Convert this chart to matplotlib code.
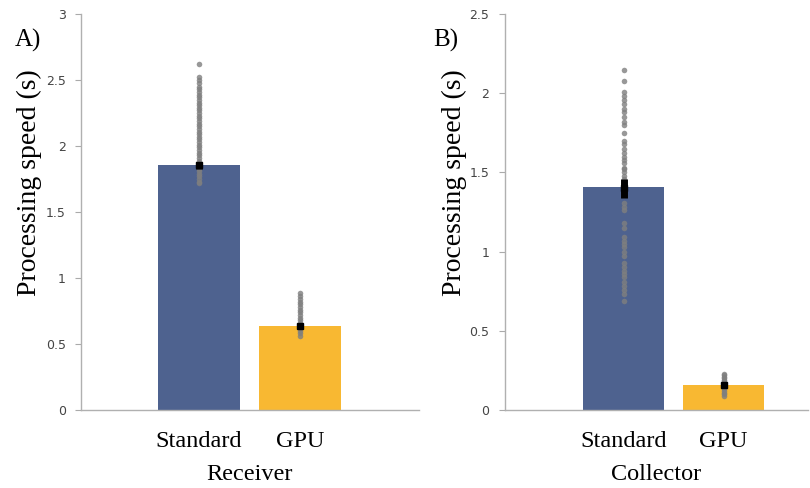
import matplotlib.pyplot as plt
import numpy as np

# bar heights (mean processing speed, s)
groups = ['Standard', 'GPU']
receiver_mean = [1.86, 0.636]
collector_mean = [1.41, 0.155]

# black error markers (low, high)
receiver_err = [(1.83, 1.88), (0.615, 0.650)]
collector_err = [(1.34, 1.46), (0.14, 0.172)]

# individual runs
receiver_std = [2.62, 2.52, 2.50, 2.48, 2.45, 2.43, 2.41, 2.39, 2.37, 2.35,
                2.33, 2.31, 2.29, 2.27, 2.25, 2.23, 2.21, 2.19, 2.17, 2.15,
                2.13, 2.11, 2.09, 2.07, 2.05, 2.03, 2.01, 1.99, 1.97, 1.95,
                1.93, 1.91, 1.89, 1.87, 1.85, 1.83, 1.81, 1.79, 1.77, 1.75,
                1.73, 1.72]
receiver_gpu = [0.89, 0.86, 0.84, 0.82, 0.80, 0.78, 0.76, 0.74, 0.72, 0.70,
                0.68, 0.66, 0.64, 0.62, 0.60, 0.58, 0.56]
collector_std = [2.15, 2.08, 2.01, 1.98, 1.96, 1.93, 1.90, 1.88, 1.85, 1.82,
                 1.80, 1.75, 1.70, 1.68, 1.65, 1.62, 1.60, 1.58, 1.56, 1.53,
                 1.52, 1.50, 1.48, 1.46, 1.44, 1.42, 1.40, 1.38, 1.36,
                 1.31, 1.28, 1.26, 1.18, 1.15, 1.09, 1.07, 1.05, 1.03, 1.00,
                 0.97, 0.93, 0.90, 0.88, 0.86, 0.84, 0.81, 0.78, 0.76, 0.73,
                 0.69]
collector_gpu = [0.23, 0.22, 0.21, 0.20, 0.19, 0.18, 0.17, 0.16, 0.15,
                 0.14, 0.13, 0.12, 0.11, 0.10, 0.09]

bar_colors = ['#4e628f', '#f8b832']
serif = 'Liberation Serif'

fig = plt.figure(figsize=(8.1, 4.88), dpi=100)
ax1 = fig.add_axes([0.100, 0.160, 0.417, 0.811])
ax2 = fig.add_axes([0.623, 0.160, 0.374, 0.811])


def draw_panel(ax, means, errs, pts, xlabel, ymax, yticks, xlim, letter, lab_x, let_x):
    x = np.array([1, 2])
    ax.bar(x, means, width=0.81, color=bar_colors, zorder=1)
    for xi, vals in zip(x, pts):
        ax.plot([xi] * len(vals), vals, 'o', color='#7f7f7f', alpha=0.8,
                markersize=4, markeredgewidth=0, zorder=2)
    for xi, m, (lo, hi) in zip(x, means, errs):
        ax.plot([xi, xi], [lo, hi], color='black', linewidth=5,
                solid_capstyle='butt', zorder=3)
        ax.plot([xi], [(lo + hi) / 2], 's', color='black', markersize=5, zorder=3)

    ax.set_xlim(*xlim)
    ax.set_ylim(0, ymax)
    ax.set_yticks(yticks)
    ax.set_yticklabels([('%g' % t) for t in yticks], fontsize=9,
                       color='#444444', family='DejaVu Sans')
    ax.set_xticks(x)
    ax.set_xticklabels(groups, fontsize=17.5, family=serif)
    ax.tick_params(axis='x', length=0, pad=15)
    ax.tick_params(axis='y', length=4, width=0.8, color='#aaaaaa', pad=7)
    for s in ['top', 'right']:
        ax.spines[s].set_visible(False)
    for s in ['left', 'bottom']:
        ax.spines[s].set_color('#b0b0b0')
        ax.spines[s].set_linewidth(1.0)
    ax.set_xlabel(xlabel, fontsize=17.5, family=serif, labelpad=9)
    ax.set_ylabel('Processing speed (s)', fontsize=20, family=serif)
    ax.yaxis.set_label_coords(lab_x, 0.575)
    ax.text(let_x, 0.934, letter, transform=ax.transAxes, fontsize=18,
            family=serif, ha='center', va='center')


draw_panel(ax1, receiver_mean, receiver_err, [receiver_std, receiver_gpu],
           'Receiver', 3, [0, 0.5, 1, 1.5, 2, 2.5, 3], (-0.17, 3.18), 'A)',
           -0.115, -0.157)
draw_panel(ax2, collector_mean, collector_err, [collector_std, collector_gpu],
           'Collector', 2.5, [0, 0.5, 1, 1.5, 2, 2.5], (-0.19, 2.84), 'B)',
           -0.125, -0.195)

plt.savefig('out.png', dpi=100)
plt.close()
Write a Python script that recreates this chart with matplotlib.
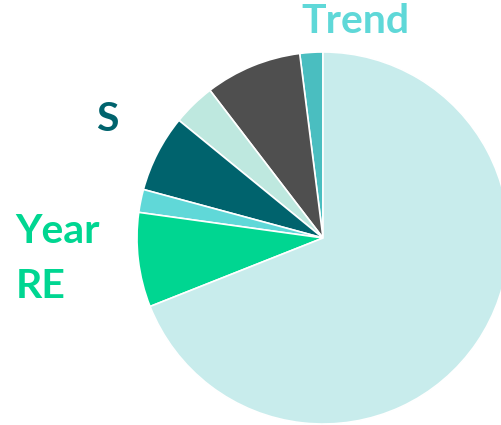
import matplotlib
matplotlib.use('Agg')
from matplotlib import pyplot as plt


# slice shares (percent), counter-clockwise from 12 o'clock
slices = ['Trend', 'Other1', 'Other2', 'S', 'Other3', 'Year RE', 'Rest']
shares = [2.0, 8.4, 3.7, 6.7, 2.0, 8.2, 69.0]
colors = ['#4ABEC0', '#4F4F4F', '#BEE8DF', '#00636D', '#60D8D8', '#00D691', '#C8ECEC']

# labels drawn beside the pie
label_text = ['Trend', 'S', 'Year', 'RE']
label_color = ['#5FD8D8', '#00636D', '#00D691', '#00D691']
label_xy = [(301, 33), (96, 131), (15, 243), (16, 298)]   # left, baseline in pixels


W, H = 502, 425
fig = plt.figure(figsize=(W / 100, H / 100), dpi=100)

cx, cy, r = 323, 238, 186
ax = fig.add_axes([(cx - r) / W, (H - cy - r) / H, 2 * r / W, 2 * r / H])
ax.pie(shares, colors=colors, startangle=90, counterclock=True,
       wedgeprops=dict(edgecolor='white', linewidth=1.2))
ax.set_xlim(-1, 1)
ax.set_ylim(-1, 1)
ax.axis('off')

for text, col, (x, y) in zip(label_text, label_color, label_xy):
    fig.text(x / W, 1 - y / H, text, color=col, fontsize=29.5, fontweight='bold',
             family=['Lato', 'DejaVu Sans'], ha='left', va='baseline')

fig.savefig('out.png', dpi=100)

◆ **Aim**:
Copy every line above word for word and exclude the pictures.

◆ **Completed exercise**:
Convert this chart to matplotlib code.
import matplotlib.pyplot as plt
import numpy as np

# bar heights (mean processing speed, s)
groups = ['Standard', 'GPU']
receiver_mean = [1.86, 0.636]
collector_mean = [1.41, 0.155]

# black error markers (low, high)
receiver_err = [(1.83, 1.88), (0.615, 0.650)]
collector_err = [(1.34, 1.46), (0.14, 0.172)]

# individual runs
receiver_std = [2.62, 2.52, 2.50, 2.48, 2.45, 2.43, 2.41, 2.39, 2.37, 2.35,
                2.33, 2.31, 2.29, 2.27, 2.25, 2.23, 2.21, 2.19, 2.17, 2.15,
                2.13, 2.11, 2.09, 2.07, 2.05, 2.03, 2.01, 1.99, 1.97, 1.95,
                1.93, 1.91, 1.89, 1.87, 1.85, 1.83, 1.81, 1.79, 1.77, 1.75,
                1.73, 1.72]
receiver_gpu = [0.89, 0.86, 0.84, 0.82, 0.80, 0.78, 0.76, 0.74, 0.72, 0.70,
                0.68, 0.66, 0.64, 0.62, 0.60, 0.58, 0.56]
collector_std = [2.15, 2.08, 2.01, 1.98, 1.96, 1.93, 1.90, 1.88, 1.85, 1.82,
                 1.80, 1.75, 1.70, 1.68, 1.65, 1.62, 1.60, 1.58, 1.56, 1.53,
                 1.52, 1.50, 1.48, 1.46, 1.44, 1.42, 1.40, 1.38, 1.36,
                 1.31, 1.28, 1.26, 1.18, 1.15, 1.09, 1.07, 1.05, 1.03, 1.00,
                 0.97, 0.93, 0.90, 0.88, 0.86, 0.84, 0.81, 0.78, 0.76, 0.73,
                 0.69]
collector_gpu = [0.23, 0.22, 0.21, 0.20, 0.19, 0.18, 0.17, 0.16, 0.15,
                 0.14, 0.13, 0.12, 0.11, 0.10, 0.09]

bar_colors = ['#4e628f', '#f8b832']
serif = 'Liberation Serif'

fig = plt.figure(figsize=(8.1, 4.88), dpi=100)
ax1 = fig.add_axes([0.100, 0.160, 0.417, 0.811])
ax2 = fig.add_axes([0.623, 0.160, 0.374, 0.811])


def draw_panel(ax, means, errs, pts, xlabel, ymax, yticks, xlim, letter, lab_x, let_x):
    x = np.array([1, 2])
    ax.bar(x, means, width=0.81, color=bar_colors, zorder=1)
    for xi, vals in zip(x, pts):
        ax.plot([xi] * len(vals), vals, 'o', color='#7f7f7f', alpha=0.8,
                markersize=4, markeredgewidth=0, zorder=2)
    for xi, m, (lo, hi) in zip(x, means, errs):
        ax.plot([xi, xi], [lo, hi], color='black', linewidth=5,
                solid_capstyle='butt', zorder=3)
        ax.plot([xi], [(lo + hi) / 2], 's', color='black', markersize=5, zorder=3)

    ax.set_xlim(*xlim)
    ax.set_ylim(0, ymax)
    ax.set_yticks(yticks)
    ax.set_yticklabels([('%g' % t) for t in yticks], fontsize=9,
                       color='#444444', family='DejaVu Sans')
    ax.set_xticks(x)
    ax.set_xticklabels(groups, fontsize=17.5, family=serif)
    ax.tick_params(axis='x', length=0, pad=15)
    ax.tick_params(axis='y', length=4, width=0.8, color='#aaaaaa', pad=7)
    for s in ['top', 'right']:
        ax.spines[s].set_visible(False)
    for s in ['left', 'bottom']:
        ax.spines[s].set_color('#b0b0b0')
        ax.spines[s].set_linewidth(1.0)
    ax.set_xlabel(xlabel, fontsize=17.5, family=serif, labelpad=9)
    ax.set_ylabel('Processing speed (s)', fontsize=20, family=serif)
    ax.yaxis.set_label_coords(lab_x, 0.575)
    ax.text(let_x, 0.934, letter, transform=ax.transAxes, fontsize=18,
            family=serif, ha='center', va='center')


draw_panel(ax1, receiver_mean, receiver_err, [receiver_std, receiver_gpu],
           'Receiver', 3, [0, 0.5, 1, 1.5, 2, 2.5, 3], (-0.17, 3.18), 'A)',
           -0.115, -0.157)
draw_panel(ax2, collector_mean, collector_err, [collector_std, collector_gpu],
           'Collector', 2.5, [0, 0.5, 1, 1.5, 2, 2.5], (-0.19, 2.84), 'B)',
           -0.125, -0.195)

plt.savefig('out.png', dpi=100)
plt.close()
Write a Python script that recreates this chart with matplotlib.
import matplotlib
matplotlib.use('Agg')
from matplotlib import pyplot as plt


# slice shares (percent), counter-clockwise from 12 o'clock
slices = ['Trend', 'Other1', 'Other2', 'S', 'Other3', 'Year RE', 'Rest']
shares = [2.0, 8.4, 3.7, 6.7, 2.0, 8.2, 69.0]
colors = ['#4ABEC0', '#4F4F4F', '#BEE8DF', '#00636D', '#60D8D8', '#00D691', '#C8ECEC']

# labels drawn beside the pie
label_text = ['Trend', 'S', 'Year', 'RE']
label_color = ['#5FD8D8', '#00636D', '#00D691', '#00D691']
label_xy = [(301, 33), (96, 131), (15, 243), (16, 298)]   # left, baseline in pixels


W, H = 502, 425
fig = plt.figure(figsize=(W / 100, H / 100), dpi=100)

cx, cy, r = 323, 238, 186
ax = fig.add_axes([(cx - r) / W, (H - cy - r) / H, 2 * r / W, 2 * r / H])
ax.pie(shares, colors=colors, startangle=90, counterclock=True,
       wedgeprops=dict(edgecolor='white', linewidth=1.2))
ax.set_xlim(-1, 1)
ax.set_ylim(-1, 1)
ax.axis('off')

for text, col, (x, y) in zip(label_text, label_color, label_xy):
    fig.text(x / W, 1 - y / H, text, color=col, fontsize=29.5, fontweight='bold',
             family=['Lato', 'DejaVu Sans'], ha='left', va='baseline')

fig.savefig('out.png', dpi=100)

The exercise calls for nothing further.